= Task statement =
Look below for the line containing "Recreate this image"; from there through the line containing "import pandas as pd", both lines included, please set down each line exactly and nothing else.

━━ Provided entries

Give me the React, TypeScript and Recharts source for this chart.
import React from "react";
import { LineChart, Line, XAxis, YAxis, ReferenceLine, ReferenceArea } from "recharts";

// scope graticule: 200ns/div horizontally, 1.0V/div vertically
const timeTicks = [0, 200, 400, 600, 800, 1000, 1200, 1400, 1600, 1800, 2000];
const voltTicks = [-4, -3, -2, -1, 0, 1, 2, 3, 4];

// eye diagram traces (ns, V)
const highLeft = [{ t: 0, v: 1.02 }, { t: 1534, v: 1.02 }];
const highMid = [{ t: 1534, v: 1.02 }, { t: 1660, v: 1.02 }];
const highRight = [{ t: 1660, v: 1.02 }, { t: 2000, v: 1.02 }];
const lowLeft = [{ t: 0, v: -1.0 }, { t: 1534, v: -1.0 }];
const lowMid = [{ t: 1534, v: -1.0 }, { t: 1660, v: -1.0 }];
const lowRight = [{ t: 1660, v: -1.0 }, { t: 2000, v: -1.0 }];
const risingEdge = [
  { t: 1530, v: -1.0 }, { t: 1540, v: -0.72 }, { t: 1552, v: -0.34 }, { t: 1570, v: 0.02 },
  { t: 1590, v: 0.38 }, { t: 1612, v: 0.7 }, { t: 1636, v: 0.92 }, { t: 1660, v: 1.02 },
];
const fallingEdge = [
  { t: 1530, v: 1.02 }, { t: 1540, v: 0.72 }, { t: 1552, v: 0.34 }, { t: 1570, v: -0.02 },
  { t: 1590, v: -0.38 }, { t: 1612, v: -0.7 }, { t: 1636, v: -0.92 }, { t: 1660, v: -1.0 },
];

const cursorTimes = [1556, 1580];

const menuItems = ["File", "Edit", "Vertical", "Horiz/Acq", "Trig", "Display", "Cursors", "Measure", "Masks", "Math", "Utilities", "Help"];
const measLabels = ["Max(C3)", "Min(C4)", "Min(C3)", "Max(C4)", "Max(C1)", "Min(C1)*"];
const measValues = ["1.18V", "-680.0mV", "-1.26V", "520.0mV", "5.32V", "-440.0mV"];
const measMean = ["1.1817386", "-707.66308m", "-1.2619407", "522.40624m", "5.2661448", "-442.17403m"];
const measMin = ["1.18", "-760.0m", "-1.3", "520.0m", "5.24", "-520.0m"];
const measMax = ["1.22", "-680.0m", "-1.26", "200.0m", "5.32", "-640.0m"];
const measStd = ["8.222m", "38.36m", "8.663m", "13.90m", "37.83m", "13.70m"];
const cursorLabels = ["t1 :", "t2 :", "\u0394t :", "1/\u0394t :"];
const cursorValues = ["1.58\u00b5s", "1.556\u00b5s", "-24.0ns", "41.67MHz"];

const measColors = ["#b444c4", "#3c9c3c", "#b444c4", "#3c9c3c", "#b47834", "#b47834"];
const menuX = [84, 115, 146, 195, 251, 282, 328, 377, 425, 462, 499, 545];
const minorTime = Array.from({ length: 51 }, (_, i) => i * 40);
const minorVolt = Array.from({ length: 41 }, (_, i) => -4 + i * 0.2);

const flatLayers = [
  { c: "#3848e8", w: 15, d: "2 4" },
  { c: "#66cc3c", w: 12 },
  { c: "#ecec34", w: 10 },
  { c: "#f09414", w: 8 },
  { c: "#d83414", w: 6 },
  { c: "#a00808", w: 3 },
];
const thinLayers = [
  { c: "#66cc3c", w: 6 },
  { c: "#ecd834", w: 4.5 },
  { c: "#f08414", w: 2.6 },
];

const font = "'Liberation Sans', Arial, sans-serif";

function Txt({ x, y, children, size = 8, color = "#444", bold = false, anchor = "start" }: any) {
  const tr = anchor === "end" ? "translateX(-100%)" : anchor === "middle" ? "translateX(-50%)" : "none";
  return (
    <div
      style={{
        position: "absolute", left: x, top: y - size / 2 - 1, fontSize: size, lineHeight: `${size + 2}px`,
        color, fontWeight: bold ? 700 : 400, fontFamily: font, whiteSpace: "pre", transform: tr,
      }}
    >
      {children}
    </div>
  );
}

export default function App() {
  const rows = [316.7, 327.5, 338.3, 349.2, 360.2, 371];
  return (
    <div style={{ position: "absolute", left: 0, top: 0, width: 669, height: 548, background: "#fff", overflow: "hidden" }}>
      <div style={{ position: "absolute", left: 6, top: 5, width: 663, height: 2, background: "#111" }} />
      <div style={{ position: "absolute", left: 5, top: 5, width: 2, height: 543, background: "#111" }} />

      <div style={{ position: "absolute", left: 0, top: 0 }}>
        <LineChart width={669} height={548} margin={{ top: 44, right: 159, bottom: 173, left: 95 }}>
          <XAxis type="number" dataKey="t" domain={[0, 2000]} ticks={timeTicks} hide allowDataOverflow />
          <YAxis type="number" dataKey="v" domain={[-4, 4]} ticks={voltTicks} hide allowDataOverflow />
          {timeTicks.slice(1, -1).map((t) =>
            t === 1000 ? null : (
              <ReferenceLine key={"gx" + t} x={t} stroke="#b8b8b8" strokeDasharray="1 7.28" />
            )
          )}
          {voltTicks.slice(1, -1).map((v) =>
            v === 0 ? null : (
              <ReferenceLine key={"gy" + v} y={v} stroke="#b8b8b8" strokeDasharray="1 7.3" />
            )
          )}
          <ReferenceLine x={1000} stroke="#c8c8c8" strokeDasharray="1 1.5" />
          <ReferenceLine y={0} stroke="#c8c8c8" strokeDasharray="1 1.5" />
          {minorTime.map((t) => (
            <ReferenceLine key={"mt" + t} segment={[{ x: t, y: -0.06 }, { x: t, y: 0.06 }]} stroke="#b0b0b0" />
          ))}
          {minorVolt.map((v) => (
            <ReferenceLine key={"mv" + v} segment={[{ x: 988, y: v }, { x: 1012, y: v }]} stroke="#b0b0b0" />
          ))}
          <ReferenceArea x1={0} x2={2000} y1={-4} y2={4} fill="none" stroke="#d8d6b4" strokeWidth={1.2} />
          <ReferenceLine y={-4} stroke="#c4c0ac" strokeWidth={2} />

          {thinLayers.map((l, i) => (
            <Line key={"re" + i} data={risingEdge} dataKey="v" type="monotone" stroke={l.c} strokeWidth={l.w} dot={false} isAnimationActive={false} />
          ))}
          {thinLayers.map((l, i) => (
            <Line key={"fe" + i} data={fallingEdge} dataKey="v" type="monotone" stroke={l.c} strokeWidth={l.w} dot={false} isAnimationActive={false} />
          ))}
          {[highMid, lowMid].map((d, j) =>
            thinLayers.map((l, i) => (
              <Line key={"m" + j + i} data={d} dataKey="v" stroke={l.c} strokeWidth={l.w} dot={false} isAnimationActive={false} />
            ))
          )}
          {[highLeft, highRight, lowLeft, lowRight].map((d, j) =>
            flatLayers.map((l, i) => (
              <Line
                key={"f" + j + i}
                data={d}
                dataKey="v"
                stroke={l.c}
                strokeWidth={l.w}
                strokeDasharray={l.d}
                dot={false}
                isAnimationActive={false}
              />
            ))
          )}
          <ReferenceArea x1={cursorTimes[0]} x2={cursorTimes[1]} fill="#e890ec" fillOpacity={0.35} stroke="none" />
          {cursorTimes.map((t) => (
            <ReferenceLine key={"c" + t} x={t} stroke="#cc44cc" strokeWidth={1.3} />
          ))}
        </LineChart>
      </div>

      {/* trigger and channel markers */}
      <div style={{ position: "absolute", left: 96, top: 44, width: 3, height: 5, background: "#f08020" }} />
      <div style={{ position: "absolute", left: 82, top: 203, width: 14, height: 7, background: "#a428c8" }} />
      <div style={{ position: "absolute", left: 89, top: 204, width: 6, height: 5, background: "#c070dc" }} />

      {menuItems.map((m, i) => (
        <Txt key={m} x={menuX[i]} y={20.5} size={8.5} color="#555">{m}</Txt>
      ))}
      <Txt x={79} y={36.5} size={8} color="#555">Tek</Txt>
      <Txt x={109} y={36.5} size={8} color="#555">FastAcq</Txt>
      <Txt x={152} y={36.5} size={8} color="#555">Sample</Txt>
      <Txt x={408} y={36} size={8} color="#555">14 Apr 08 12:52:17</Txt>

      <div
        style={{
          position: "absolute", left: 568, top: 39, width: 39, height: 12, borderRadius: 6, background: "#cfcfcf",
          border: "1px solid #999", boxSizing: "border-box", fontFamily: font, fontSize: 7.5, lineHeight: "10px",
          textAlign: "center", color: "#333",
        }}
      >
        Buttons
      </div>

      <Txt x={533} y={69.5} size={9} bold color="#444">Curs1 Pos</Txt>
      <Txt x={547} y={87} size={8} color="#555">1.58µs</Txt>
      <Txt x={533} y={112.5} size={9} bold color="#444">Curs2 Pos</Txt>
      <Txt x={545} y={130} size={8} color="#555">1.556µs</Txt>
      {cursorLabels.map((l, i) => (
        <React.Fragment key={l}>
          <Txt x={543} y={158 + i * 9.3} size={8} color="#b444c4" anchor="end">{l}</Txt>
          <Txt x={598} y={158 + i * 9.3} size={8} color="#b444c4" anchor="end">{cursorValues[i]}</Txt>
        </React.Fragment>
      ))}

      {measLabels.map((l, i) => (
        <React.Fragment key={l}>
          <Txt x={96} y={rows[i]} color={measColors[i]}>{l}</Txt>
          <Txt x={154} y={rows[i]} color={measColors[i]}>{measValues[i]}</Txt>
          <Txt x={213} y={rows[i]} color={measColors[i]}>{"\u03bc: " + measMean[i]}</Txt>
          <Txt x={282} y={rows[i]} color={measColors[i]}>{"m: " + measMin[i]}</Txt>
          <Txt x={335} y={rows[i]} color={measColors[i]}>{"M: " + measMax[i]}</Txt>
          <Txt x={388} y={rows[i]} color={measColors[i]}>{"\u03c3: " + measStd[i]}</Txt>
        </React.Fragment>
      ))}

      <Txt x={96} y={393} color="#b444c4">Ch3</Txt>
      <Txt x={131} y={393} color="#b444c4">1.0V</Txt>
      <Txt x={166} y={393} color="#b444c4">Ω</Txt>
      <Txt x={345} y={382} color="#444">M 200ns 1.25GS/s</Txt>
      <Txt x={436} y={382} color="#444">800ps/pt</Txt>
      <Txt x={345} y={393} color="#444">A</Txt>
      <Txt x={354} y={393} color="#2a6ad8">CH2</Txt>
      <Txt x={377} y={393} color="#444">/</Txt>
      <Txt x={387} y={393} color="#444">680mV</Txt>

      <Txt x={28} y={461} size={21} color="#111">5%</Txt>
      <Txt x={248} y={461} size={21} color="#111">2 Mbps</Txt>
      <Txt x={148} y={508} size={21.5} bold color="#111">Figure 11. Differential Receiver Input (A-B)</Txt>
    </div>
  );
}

━━━━
━━ Provided entries

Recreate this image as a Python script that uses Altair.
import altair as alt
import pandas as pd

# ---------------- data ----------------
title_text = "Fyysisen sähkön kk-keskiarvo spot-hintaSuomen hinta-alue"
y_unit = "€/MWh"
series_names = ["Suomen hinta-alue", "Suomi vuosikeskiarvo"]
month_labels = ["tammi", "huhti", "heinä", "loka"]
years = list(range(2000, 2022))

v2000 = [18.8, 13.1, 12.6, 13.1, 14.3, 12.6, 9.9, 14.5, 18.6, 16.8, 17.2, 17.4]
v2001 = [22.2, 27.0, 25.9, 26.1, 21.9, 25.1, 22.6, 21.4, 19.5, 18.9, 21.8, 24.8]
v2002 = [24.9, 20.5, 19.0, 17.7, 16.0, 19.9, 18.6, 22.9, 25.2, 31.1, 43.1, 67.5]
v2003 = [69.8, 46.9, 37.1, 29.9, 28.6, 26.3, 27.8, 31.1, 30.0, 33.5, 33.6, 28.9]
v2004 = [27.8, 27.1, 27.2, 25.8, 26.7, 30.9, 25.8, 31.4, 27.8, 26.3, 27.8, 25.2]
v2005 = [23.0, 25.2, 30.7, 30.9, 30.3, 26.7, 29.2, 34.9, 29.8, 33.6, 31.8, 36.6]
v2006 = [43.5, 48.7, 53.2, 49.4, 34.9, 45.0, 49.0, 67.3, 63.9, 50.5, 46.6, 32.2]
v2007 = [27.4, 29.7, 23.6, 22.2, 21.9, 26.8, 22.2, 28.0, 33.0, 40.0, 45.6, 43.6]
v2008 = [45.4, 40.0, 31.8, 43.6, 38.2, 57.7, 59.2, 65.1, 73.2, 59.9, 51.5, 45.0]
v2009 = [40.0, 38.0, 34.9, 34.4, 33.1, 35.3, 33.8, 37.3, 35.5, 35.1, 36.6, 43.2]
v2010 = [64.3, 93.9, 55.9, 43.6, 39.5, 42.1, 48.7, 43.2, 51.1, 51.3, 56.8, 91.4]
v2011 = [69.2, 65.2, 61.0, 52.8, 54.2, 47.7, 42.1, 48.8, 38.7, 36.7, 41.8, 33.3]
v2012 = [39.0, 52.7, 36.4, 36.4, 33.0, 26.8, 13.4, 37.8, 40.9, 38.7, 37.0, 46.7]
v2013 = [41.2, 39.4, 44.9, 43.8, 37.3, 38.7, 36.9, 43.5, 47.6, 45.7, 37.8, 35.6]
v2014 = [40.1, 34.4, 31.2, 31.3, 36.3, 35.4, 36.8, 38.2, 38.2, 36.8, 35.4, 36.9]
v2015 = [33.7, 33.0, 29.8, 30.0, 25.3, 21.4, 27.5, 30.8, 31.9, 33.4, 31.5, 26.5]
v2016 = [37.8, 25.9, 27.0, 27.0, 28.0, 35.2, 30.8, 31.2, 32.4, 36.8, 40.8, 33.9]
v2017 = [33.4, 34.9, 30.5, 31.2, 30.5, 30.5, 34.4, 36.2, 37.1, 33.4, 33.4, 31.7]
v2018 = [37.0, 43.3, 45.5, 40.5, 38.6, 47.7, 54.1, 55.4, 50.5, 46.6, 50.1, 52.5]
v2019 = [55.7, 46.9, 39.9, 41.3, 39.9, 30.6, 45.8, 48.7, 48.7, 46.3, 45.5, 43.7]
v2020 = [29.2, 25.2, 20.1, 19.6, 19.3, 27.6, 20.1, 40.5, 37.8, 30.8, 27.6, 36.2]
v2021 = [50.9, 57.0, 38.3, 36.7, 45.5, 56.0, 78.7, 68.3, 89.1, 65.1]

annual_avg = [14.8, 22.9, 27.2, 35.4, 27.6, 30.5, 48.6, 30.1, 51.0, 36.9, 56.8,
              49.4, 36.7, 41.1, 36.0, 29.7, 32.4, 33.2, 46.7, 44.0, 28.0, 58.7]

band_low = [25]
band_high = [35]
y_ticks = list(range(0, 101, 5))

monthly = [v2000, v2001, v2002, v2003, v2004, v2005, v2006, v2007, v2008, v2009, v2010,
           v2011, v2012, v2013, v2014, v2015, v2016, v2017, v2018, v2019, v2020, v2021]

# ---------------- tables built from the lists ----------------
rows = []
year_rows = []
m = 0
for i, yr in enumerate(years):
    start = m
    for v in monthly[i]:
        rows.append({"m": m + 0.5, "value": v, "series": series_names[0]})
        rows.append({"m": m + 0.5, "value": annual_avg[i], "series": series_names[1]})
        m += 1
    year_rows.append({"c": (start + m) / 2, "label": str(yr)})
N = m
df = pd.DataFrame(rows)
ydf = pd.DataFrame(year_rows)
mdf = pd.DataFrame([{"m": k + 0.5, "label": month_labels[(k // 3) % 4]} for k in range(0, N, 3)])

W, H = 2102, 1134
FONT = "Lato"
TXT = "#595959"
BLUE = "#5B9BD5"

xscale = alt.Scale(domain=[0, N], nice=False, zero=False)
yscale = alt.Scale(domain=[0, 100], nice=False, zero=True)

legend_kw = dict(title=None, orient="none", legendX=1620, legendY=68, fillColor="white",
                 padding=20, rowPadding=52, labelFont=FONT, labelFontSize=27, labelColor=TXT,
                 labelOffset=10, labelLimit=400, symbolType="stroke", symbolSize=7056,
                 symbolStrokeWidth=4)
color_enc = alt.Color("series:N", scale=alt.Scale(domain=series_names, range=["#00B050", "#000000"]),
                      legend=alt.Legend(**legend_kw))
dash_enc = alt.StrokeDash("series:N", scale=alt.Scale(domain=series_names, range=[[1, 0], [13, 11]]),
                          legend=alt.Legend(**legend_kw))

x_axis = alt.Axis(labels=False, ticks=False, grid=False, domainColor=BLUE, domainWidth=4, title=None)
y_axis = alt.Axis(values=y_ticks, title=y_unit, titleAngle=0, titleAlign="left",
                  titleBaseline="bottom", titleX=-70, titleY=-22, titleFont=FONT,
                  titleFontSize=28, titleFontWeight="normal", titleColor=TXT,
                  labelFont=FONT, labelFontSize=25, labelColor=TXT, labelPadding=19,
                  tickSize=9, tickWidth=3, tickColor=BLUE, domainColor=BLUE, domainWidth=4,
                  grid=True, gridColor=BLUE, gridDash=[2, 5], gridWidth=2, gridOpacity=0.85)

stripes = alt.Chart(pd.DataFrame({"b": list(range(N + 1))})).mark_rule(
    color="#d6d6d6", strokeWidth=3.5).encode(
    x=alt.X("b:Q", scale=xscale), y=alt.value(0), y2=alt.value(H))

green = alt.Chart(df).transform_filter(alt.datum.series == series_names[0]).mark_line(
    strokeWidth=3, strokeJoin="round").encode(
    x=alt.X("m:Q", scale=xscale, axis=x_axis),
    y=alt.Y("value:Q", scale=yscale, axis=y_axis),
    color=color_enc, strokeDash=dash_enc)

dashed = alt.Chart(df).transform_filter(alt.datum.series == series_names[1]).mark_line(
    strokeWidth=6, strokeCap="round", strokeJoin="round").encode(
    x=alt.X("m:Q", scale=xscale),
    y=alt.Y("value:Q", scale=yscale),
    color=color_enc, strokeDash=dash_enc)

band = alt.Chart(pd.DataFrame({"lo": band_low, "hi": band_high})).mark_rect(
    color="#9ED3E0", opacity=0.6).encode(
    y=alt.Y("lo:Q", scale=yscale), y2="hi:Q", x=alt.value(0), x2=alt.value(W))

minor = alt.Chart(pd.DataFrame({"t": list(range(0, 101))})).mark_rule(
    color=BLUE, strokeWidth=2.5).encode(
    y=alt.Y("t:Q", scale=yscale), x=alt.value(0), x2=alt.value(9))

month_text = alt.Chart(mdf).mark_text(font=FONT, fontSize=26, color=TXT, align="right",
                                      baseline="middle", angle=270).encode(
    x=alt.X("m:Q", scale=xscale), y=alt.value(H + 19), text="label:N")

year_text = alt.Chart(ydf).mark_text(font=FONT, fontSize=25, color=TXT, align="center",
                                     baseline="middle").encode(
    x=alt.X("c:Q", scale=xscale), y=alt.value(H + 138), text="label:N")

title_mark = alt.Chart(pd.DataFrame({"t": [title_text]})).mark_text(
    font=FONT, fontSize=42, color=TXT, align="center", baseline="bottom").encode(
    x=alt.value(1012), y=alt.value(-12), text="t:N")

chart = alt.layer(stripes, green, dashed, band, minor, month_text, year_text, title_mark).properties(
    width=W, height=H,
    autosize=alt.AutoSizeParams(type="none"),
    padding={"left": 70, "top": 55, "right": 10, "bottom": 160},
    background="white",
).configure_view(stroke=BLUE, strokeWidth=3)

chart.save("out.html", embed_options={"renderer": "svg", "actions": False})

━━━━

= Worked solution =
Recreate this image as a Python script that uses Altair.
import altair as alt
import pandas as pd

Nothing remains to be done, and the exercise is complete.